## EXERCISE AIM
Set down the full listing exactly as given. Any pictures are to be left out.

--- Begin DATA LISTING ---

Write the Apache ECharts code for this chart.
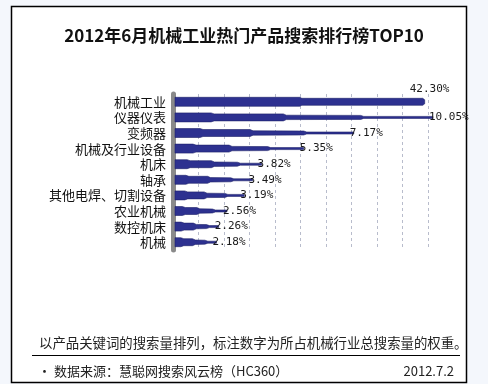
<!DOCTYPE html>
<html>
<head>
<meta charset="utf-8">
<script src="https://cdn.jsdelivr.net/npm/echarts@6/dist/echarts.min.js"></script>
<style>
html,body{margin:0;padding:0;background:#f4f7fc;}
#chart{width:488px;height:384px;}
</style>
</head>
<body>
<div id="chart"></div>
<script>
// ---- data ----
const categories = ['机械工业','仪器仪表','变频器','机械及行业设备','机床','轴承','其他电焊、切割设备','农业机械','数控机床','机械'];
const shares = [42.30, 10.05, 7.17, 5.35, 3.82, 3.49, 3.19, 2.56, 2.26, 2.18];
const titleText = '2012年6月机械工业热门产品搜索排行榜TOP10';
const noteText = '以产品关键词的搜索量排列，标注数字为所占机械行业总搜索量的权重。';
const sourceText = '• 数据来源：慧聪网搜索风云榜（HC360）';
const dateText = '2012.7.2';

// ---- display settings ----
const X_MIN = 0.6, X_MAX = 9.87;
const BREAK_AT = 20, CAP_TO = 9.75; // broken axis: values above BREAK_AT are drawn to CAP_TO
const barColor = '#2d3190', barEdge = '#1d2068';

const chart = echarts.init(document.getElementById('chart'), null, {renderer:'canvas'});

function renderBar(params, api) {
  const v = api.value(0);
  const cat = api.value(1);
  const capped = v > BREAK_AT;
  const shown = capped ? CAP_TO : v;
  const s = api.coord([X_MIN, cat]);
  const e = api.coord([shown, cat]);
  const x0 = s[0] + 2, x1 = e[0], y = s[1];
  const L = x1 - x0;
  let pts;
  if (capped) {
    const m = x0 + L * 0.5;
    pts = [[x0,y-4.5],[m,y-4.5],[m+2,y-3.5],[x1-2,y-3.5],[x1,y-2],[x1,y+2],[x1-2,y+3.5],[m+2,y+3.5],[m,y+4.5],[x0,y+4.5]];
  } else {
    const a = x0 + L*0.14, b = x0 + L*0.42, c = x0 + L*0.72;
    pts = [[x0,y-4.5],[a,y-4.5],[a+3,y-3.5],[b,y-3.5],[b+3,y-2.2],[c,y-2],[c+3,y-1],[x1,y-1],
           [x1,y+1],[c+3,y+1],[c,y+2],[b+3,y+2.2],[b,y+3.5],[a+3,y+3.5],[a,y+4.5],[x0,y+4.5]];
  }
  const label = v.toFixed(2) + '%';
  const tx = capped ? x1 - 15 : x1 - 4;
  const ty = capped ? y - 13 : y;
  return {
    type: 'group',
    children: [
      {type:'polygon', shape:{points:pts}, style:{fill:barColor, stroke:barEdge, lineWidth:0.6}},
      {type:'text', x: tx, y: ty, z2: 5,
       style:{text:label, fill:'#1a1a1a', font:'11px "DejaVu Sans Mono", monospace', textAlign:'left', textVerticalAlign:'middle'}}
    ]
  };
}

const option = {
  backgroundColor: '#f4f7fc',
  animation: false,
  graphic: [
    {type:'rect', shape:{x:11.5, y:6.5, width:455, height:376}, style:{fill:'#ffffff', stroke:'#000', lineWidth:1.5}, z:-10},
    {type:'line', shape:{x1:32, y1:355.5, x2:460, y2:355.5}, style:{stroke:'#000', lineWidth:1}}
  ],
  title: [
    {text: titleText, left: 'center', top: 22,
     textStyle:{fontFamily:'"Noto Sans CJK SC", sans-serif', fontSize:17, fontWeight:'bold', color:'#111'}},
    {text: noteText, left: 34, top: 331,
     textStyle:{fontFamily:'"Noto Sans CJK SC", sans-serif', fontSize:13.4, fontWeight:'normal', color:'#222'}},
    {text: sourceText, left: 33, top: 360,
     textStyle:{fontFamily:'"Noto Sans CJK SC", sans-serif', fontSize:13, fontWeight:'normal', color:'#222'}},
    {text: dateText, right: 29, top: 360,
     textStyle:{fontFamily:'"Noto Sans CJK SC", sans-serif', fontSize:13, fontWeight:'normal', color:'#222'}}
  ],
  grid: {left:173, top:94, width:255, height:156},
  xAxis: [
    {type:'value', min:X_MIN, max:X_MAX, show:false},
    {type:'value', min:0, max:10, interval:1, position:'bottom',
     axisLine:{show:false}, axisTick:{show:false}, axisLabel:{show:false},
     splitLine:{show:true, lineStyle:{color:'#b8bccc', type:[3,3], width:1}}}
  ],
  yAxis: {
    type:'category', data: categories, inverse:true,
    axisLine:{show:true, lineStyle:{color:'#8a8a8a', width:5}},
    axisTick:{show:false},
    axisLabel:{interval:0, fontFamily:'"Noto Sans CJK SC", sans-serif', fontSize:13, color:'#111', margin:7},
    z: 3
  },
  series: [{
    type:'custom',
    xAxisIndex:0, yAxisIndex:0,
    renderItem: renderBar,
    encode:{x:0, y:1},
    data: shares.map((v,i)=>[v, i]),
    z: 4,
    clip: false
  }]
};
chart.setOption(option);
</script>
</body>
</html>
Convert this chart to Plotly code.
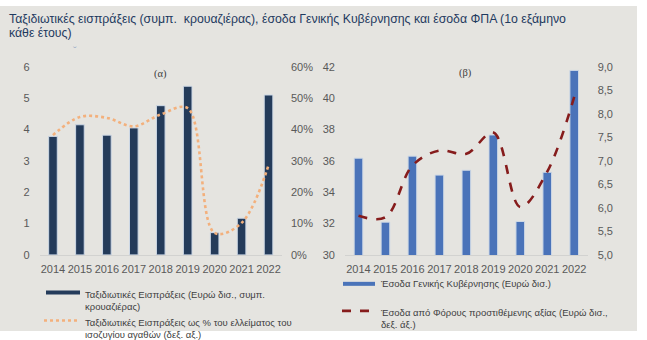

--- End DATA LISTING ---

## ANSWER BELOW
Write the Apache ECharts code for this chart.
<!DOCTYPE html>
<html>
<head>
<meta charset="utf-8">
<script src="https://cdn.jsdelivr.net/npm/echarts@6/dist/echarts.min.js"></script>
<style>
html,body{margin:0;padding:0;background:#f4f7fc;}
#chart{width:488px;height:384px;}
</style>
</head>
<body>
<div id="chart"></div>
<script>
// ---- data ----
const categories = ['机械工业','仪器仪表','变频器','机械及行业设备','机床','轴承','其他电焊、切割设备','农业机械','数控机床','机械'];
const shares = [42.30, 10.05, 7.17, 5.35, 3.82, 3.49, 3.19, 2.56, 2.26, 2.18];
const titleText = '2012年6月机械工业热门产品搜索排行榜TOP10';
const noteText = '以产品关键词的搜索量排列，标注数字为所占机械行业总搜索量的权重。';
const sourceText = '• 数据来源：慧聪网搜索风云榜（HC360）';
const dateText = '2012.7.2';

// ---- display settings ----
const X_MIN = 0.6, X_MAX = 9.87;
const BREAK_AT = 20, CAP_TO = 9.75; // broken axis: values above BREAK_AT are drawn to CAP_TO
const barColor = '#2d3190', barEdge = '#1d2068';

const chart = echarts.init(document.getElementById('chart'), null, {renderer:'canvas'});

function renderBar(params, api) {
  const v = api.value(0);
  const cat = api.value(1);
  const capped = v > BREAK_AT;
  const shown = capped ? CAP_TO : v;
  const s = api.coord([X_MIN, cat]);
  const e = api.coord([shown, cat]);
  const x0 = s[0] + 2, x1 = e[0], y = s[1];
  const L = x1 - x0;
  let pts;
  if (capped) {
    const m = x0 + L * 0.5;
    pts = [[x0,y-4.5],[m,y-4.5],[m+2,y-3.5],[x1-2,y-3.5],[x1,y-2],[x1,y+2],[x1-2,y+3.5],[m+2,y+3.5],[m,y+4.5],[x0,y+4.5]];
  } else {
    const a = x0 + L*0.14, b = x0 + L*0.42, c = x0 + L*0.72;
    pts = [[x0,y-4.5],[a,y-4.5],[a+3,y-3.5],[b,y-3.5],[b+3,y-2.2],[c,y-2],[c+3,y-1],[x1,y-1],
           [x1,y+1],[c+3,y+1],[c,y+2],[b+3,y+2.2],[b,y+3.5],[a+3,y+3.5],[a,y+4.5],[x0,y+4.5]];
  }
  const label = v.toFixed(2) + '%';
  const tx = capped ? x1 - 15 : x1 - 4;
  const ty = capped ? y - 13 : y;
  return {
    type: 'group',
    children: [
      {type:'polygon', shape:{points:pts}, style:{fill:barColor, stroke:barEdge, lineWidth:0.6}},
      {type:'text', x: tx, y: ty, z2: 5,
       style:{text:label, fill:'#1a1a1a', font:'11px "DejaVu Sans Mono", monospace', textAlign:'left', textVerticalAlign:'middle'}}
    ]
  };
}

const option = {
  backgroundColor: '#f4f7fc',
  animation: false,
  graphic: [
    {type:'rect', shape:{x:11.5, y:6.5, width:455, height:376}, style:{fill:'#ffffff', stroke:'#000', lineWidth:1.5}, z:-10},
    {type:'line', shape:{x1:32, y1:355.5, x2:460, y2:355.5}, style:{stroke:'#000', lineWidth:1}}
  ],
  title: [
    {text: titleText, left: 'center', top: 22,
     textStyle:{fontFamily:'"Noto Sans CJK SC", sans-serif', fontSize:17, fontWeight:'bold', color:'#111'}},
    {text: noteText, left: 34, top: 331,
     textStyle:{fontFamily:'"Noto Sans CJK SC", sans-serif', fontSize:13.4, fontWeight:'normal', color:'#222'}},
    {text: sourceText, left: 33, top: 360,
     textStyle:{fontFamily:'"Noto Sans CJK SC", sans-serif', fontSize:13, fontWeight:'normal', color:'#222'}},
    {text: dateText, right: 29, top: 360,
     textStyle:{fontFamily:'"Noto Sans CJK SC", sans-serif', fontSize:13, fontWeight:'normal', color:'#222'}}
  ],
  grid: {left:173, top:94, width:255, height:156},
  xAxis: [
    {type:'value', min:X_MIN, max:X_MAX, show:false},
    {type:'value', min:0, max:10, interval:1, position:'bottom',
     axisLine:{show:false}, axisTick:{show:false}, axisLabel:{show:false},
     splitLine:{show:true, lineStyle:{color:'#b8bccc', type:[3,3], width:1}}}
  ],
  yAxis: {
    type:'category', data: categories, inverse:true,
    axisLine:{show:true, lineStyle:{color:'#8a8a8a', width:5}},
    axisTick:{show:false},
    axisLabel:{interval:0, fontFamily:'"Noto Sans CJK SC", sans-serif', fontSize:13, color:'#111', margin:7},
    z: 3
  },
  series: [{
    type:'custom',
    xAxisIndex:0, yAxisIndex:0,
    renderItem: renderBar,
    encode:{x:0, y:1},
    data: shares.map((v,i)=>[v, i]),
    z: 4,
    clip: false
  }]
};
chart.setOption(option);
</script>
</body>
</html>
Convert this chart to Plotly code.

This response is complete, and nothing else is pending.